### SOURCE MATERIAL
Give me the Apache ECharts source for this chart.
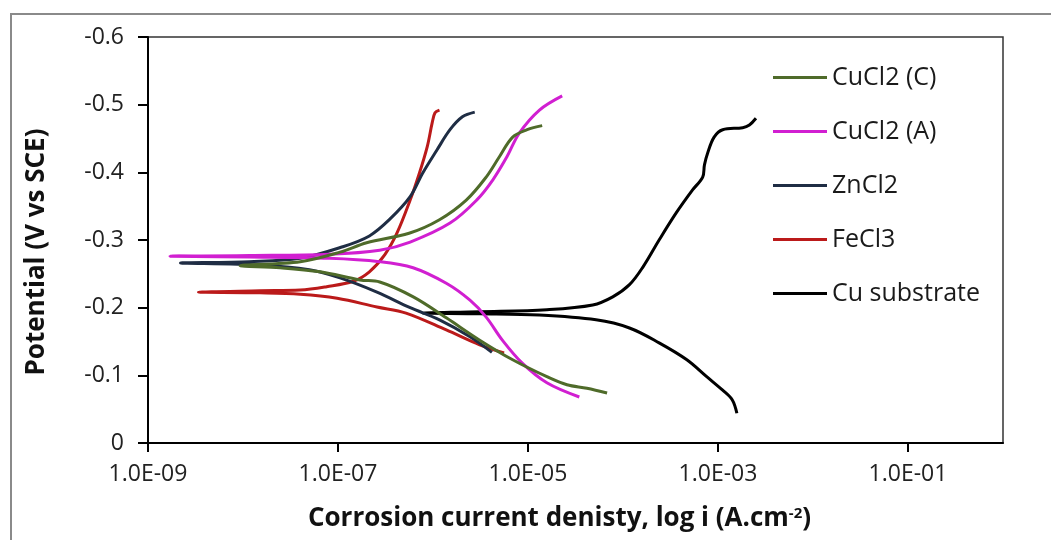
<!DOCTYPE html>
<html>
<head>
<meta charset="utf-8">
<script src="https://cdn.jsdelivr.net/npm/echarts@6/dist/echarts.min.js"></script>
<style>
  html, body { margin: 0; padding: 0; background: #ffffff; }
  #chart { width: 1051px; height: 540px; }
</style>
</head>
<body>
<div id="chart"></div>
<script>
// ---- Data (current density in A/cm2, potential in V vs SCE) ----
const seriesNames = ['CuCl2 (C)', 'CuCl2 (A)', 'ZnCl2', 'FeCl3', 'Cu substrate'];

const cucl2C_i = [1.41e-5, 9.8e-6, 6.9e-6, 5.0e-6, 3.63e-6, 2.24e-6, 1.17e-6, 5.6e-7, 2.0e-7, 1.05e-7, 4.0e-8, 9.3e-9,
                  2.45e-8, 6.5e-8, 1.7e-7, 2.75e-7, 6.2e-7, 1.38e-6, 3.1e-6, 6.9e-6, 1.58e-5, 2.57e-5, 4.17e-5, 6.8e-5];
const cucl2C_E = [-0.469, -0.463, -0.452, -0.423, -0.393, -0.359, -0.330, -0.310, -0.296, -0.282, -0.268, -0.262,
                  -0.259, -0.253, -0.241, -0.238, -0.216, -0.185, -0.152, -0.123, -0.098, -0.086, -0.081, -0.074];

const cucl2A_i = [2.29e-5, 1.32e-5, 8.1e-6, 6.0e-6, 4.27e-6, 2.88e-6, 1.51e-6, 5.75e-7, 2.75e-7, 8.1e-8, 1.17e-8, 1.7e-9,
                  1.17e-8, 8.1e-8, 2.75e-7, 6.17e-7, 1.38e-6, 2.45e-6, 3.63e-6, 5.37e-6, 8.7e-6, 1.58e-5, 3.47e-5];
const cucl2A_E = [-0.513, -0.492, -0.458, -0.423, -0.389, -0.359, -0.325, -0.297, -0.285, -0.279, -0.277, -0.276,
                  -0.275, -0.273, -0.268, -0.259, -0.236, -0.211, -0.186, -0.152, -0.118, -0.089, -0.068];

const zncl2_i = [2.75e-6, 2.04e-6, 1.51e-6, 1.10e-6, 7.8e-7, 5.75e-7, 3.47e-7, 2.14e-7, 1.12e-7, 4.0e-8, 1.17e-8, 2.2e-9,
                 1.51e-8, 5.0e-8, 1.05e-7, 2.57e-7, 5.75e-7, 1.17e-6, 2.45e-6, 4.17e-6];
const zncl2_E = [-0.489, -0.482, -0.463, -0.433, -0.399, -0.364, -0.330, -0.306, -0.290, -0.273, -0.268, -0.266,
                 -0.263, -0.256, -0.244, -0.223, -0.200, -0.182, -0.157, -0.134];

const fecl3_i = [1.17e-6, 1.05e-6, 9.8e-7, 8.7e-7, 7.2e-7, 5.75e-7, 4.17e-7, 3.1e-7, 2.14e-7, 1.45e-7, 7.6e-8, 4.0e-8, 1.51e-8, 3.4e-9,
                 1.51e-8, 4.0e-8, 9.8e-8, 2.57e-7, 5.2e-7, 1.38e-6, 3.1e-6, 5.6e-6];
const fecl3_E = [-0.492, -0.488, -0.473, -0.438, -0.399, -0.359, -0.310, -0.278, -0.253, -0.239, -0.231, -0.226, -0.225, -0.223,
                 -0.222, -0.220, -0.214, -0.201, -0.192, -0.167, -0.145, -0.133];

const cu_i = [2.51e-3, 2.14e-3, 1.82e-3, 1.12e-3, 9.1e-4, 7.8e-4, 7.2e-4, 6.9e-4, 5.4e-4, 3.63e-4, 2.4e-4, 1.62e-4, 1.17e-4, 7.8e-5, 4.8e-5, 1.58e-5, 3.1e-6, 7.8e-7,
              3.1e-6, 1.32e-5, 5.2e-5, 1.17e-4, 2.4e-4, 4.7e-4, 7.6e-4, 1.12e-3, 1.41e-3, 1.58e-3];
const cu_E = [-0.480, -0.470, -0.466, -0.463, -0.452, -0.429, -0.411, -0.393, -0.374, -0.340, -0.300, -0.260, -0.234, -0.216, -0.204, -0.197, -0.194, -0.192,
              -0.191, -0.189, -0.182, -0.170, -0.148, -0.123, -0.098, -0.078, -0.064, -0.044];

const xTickValues = [1e-9, 1e-7, 1e-5, 1e-3, 1e-1];
const xTickLabels = ['1.0E-09', '1.0E-07', '1.0E-05', '1.0E-03', '1.0E-01'];

const colors = ['#4f6b2a', '#d11fd1', '#1f2d44', '#bb1a1a', '#000000'];
const curveI = [cucl2C_i, cucl2A_i, zncl2_i, fecl3_i, cu_i];
const curveE = [cucl2C_E, cucl2A_E, zncl2_E, fecl3_E, cu_E];

// ---- Chart ----
const chart = echarts.init(document.getElementById('chart'), null, { renderer: 'canvas' });
const FONT = 'Open Sans';

function xLabel(v) {
  for (let k = 0; k < xTickValues.length; k++) {
    if (Math.abs(Math.log10(v) - Math.log10(xTickValues[k])) < 1e-6) return xTickLabels[k];
  }
  return '';
}

const series = seriesNames.map((name, s) => ({
  name: name,
  type: 'line',
  data: curveI[s].map((v, k) => [v, curveE[s][k]]),
  symbol: 'none',
  smooth: 0.35,
  lineStyle: { color: colors[s], width: 3 },
  itemStyle: { color: colors[s] },
  z: 10 - s
}));

const option = {
  backgroundColor: '#ffffff',
  animation: false,
  textStyle: { fontFamily: FONT },
  graphic: [{
    type: 'rect',
    shape: { x: 11, y: 14, width: 1060, height: 560 },
    style: { fill: 'none', stroke: '#8a8a8a', lineWidth: 2 },
    silent: true, z: -1
  }],
  grid: {
    left: 148, right: 48, top: 37, bottom: 97,
    show: true, borderColor: '#333333', borderWidth: 1.5,
    outerBoundsMode: 'none'
  },
  legend: {
    orient: 'vertical',
    left: 768, top: 60,
    itemWidth: 54, itemHeight: 14, itemGap: 29,
    icon: 'path://M0,6 L54,6 L54,9 L0,9 Z',
    textStyle: { fontFamily: FONT, fontSize: 25, color: '#1a1a1a' },
    data: seriesNames.map((n, s) => ({ name: n, itemStyle: { color: colors[s] } }))
  },
  xAxis: {
    type: 'log',
    logBase: 10,
    min: 1e-9,
    max: 1,
    name: 'Corrosion current denisty, log i (A.cm{sup|-2})',
    nameLocation: 'middle',
    nameGap: 63,
    nameTextStyle: {
      fontFamily: FONT, fontSize: 26, fontWeight: 'bold', color: '#111',
      padding: [0, 32, 0, 0],
      rich: { sup: { fontFamily: FONT, fontSize: 15, fontWeight: 'bold', color: '#111', verticalAlign: 'top', lineHeight: 14 } }
    },
    axisLine: { show: true, onZero: false, lineStyle: { color: '#000', width: 2 } },
    axisTick: { show: true, inside: false, length: 9, lineStyle: { color: '#000', width: 2 }, customValues: xTickValues },
    axisLabel: { show: true, margin: 20, fontFamily: FONT, fontSize: 23, color: '#222', formatter: xLabel, customValues: xTickValues },
    splitLine: { show: false },
    minorTick: { show: false }
  },
  yAxis: {
    type: 'value',
    min: -0.6,
    max: 0,
    interval: 0.1,
    inverse: true,
    name: 'Potential (V vs SCE)',
    nameLocation: 'middle',
    nameGap: 98,
    nameTextStyle: { fontFamily: FONT, fontSize: 26, fontWeight: 'bold', color: '#111', padding: [0, 24, 0, 0] },
    axisLine: { show: true, onZero: false, lineStyle: { color: '#000', width: 2 } },
    axisTick: { show: true, inside: false, length: 10, lineStyle: { color: '#000', width: 2 } },
    axisLabel: {
      margin: 24, fontFamily: FONT, fontSize: 23, color: '#222',
      formatter: v => (Math.abs(v) < 1e-9 ? '0' : v.toFixed(1))
    },
    splitLine: { show: false }
  },
  series: series
};

chart.setOption(option);
</script>
</body>
</html>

### WORK TO BE COMPLETED
Pictures are excluded; extract exactly the lines from the start of the data through the line that holds "const seriesNames = ['CuCl2", both ends included.

### EXERCISE SOLUTION
Give me the Apache ECharts source for this chart.
<!DOCTYPE html>
<html>
<head>
<meta charset="utf-8">
<script src="https://cdn.jsdelivr.net/npm/echarts@6/dist/echarts.min.js"></script>
<style>
  html, body { margin: 0; padding: 0; background: #ffffff; }
  #chart { width: 1051px; height: 540px; }
</style>
</head>
<body>
<div id="chart"></div>
<script>
// ---- Data (current density in A/cm2, potential in V vs SCE) ----
const seriesNames = ['CuCl2 (C)', 'CuCl2 (A)', 'ZnCl2', 'FeCl3', 'Cu substrate'];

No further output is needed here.